ConAgra’s answering brief has now been filed, in addition to amicus briefs filed by Public Citizen, Inc. and Center for Science in the Public Interest (in support of Levi Jones’s appeal) and the Washington Legal Foundation and The Chamber of Commerce of the United States (in support of appellee ConAgra).
ConAgra first laid out the reasons why ascertainability is important in response to Mr. Jones’s argument that ascertainability is not actually a requirement for class certification. ConAgra then went on to discuss why objective criteria are necessary in order to ascertain class members.
Unsurprisingly, ConAgra supported Judge Breyer’s adoption of a “nuanced” rule mandating that “affidavits are insufficient to establish ascertainability for a class based on low-cost consumer purchases likely to lack receipts where there are independent reasons to be skeptical about ‘class-members’ ability to accurately self-identify’ – especially where they are prone to face ‘subjective memory problems’ concerning which specific items they purchased vis-à-vis the class definition.”
ConAgra specifically noted Judge Breyer’s concern that the class was unascertainable because of the variance in the product labeling throughout the class period, with some labels bearing the the challenged representations while others did not. Consumers cannot, ConAgra argues, be counted on to remember which particular label of a product they bought during a multi-year class period, making it impossible to accurately determine which consumers are really part of the class.
ConAgra was also quick to point out that Judge Breyer did not conclude that a simple failure to retain a receipt means that a class is not ascertainable, instead citing other inconsistencies in labeling during the class period that would made it effectively impossible for a consumer to remember whether or not he or she purchased a product with the challenged representation. Such “nuance,” ConAgra claims, renders moot the “sky-is-falling” arguments of Mr.
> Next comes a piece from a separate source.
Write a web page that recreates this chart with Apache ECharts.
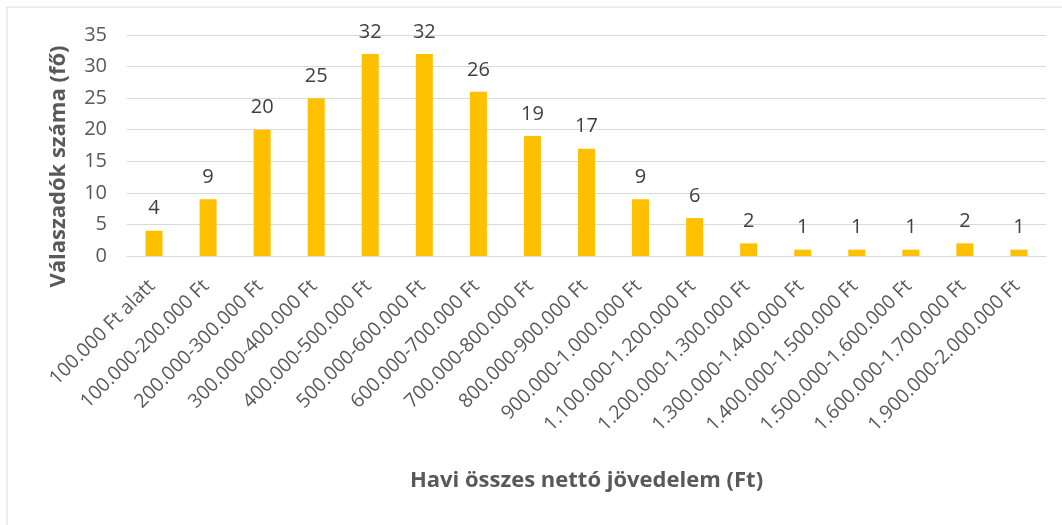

Jones and his supporting amici, who claim that upholding Judge Breyer’s decision will eviscerate class actions for low-cost products.
The briefing is complete, and the class action community eagerly awaits to hear whether the Ninth Circuit will support the “teeth” that some judges have chosen to give ascertainability. Certainly those lawyers in the defense bar view ascertainability as an important check on the ever-increasing number of false advertising class actions being filed in this country. As Glenn G. Lammi recently opined, these types of cases, where even named plaintiffs do not have any proof of ever purchasing the product, “are more money-making vehicles than genuine efforts at consumer protection – just the type of cases where application of ascertainability requirements are needed to protect the rights of defendants and absent class members alike.”
Even if the Ninth Circuit does not want to go so far as to say that receipts are necessary in all cases, it seems imperative (if ascertainability is to have any practical effect at all) that there be at least some way to screen who can become part of a class, above and beyond the simple say-so of an individual. Otherwise, less-than-honorable plaintiffs’ attorneys will be increasingly able to pressure defendants into quick settlements by threatening lawsuits with huge (and easily joinable) putative classes. Lack of checks on these lawyer-driven, mega-lawsuits runs the very real risk that consumer class actions could simply devolve into a legal means of extortion.